5. Ethics and approvals - MRC


5.5 Interventional research involving people as participants

If your research involves an intervention or actions expected to result in change, such as providing your participants with a drug treatment, a surgery or different surgical technique or approach, altering diet, exercise, or some other lifestyle aspect, then MRC has the following additional expectations:

  • you should consider how to involve people with lived experience in appropriate aspects of your study, considering study design, management, conduct and dissemination
  • trial registration and dissemination requirements
  • adequate information should be included in each proposal to enable MRC to evaluate any physical or psychological hazard to which participants may be exposed. Each proposal should specify the number, sex, age range and state of health of the human participants
  • you should indicate whether participants are patients, healthy volunteers or individuals in a control cohort and how consent will be obtained
  • you can pay participants to take part in your research, provided that the payment is to reimburse expenses or compensate for time and inconvenience.
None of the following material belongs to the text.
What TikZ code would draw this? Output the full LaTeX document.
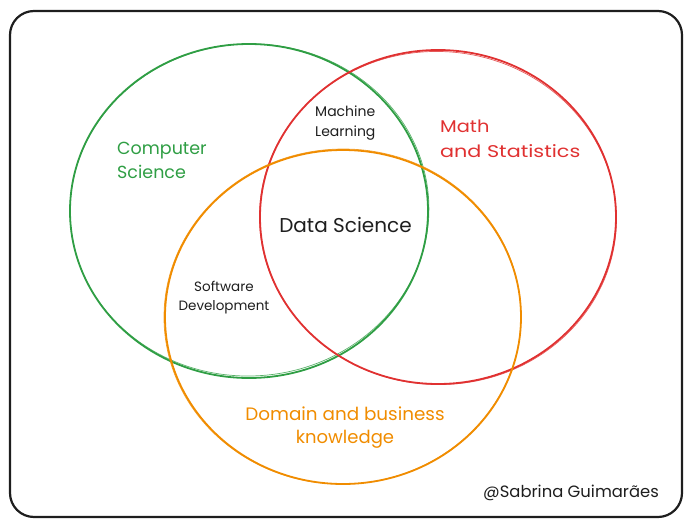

Payments should not be at a level that would constitute an inducement to take part.

5.4.1 Clinical trials of investigational medicinal products, including advanced therapies

These interventional trials test the safety and efficacy of medicinal products and include trials of advanced therapies, which are governed by the clinical trials regulations.

You can find further guidance on the regulatory requirements of these trials in:

If you are proposing a clinical trial of an investigational medicinal product, you will need to apply for combined review from the NHS Research Ethics Committee (REC) and MHRA, using a new part of the Integrated Research Application System.

5.4.2 Ionising radiation in human participants

If your proposal involves ionising radiation, which includes, but is not limited to:

  • x-rays, computerised tomography (CT) scans and bone density scans
  • radiotherapy (including brachytherapy and therapy using unsealed sources)
  • radionucleotide imaging
  • administration of radioactive substances (for example, nuclear medicine and positron emission tomography or CT).

Neither magnetic resonance imaging nor ultrasound involve ionising radiation.

There is a legal and ethical need to justify the use of ionising radiation in your proposal. Be aware that the Ionising Radiation (Medical Exposure) Regulations relate to any research exposure, not only to those additional to routine clinical care. Guidance is given on this, and other relevant legal frameworks in the Health Research Authority website.

Where research involves the administration of radioactive substances, this must also be approved by the Administration of Radioactive Substances Advisory Committee.

All imaging technologies have the potential to uncover previously unknown pathology. You should always consider how likely such a discovery may be and if appropriate, describe how you would handle such discoveries within your application.

For further guidance, please see the MRC and Wellcome Trust framework on the feedback of health-related findings in research.

5.4.3 Testing a medical device or an in vitro diagnostic

Testing a medical device, including software products, may be regulated under the Medical Device Regulations depending on the purpose of the device, commercial intent and whether an exemption applies.

Please discuss with your sponsor’s office, as local interpretation of the exemption differs. If you are within scope of the medical devices regulations, you may be conducting a clinical investigation that requires an application to MHRA and NHS REC.

For in vitro diagnostics, you may be conducting a performance evaluation, which you will need to register with MHRA.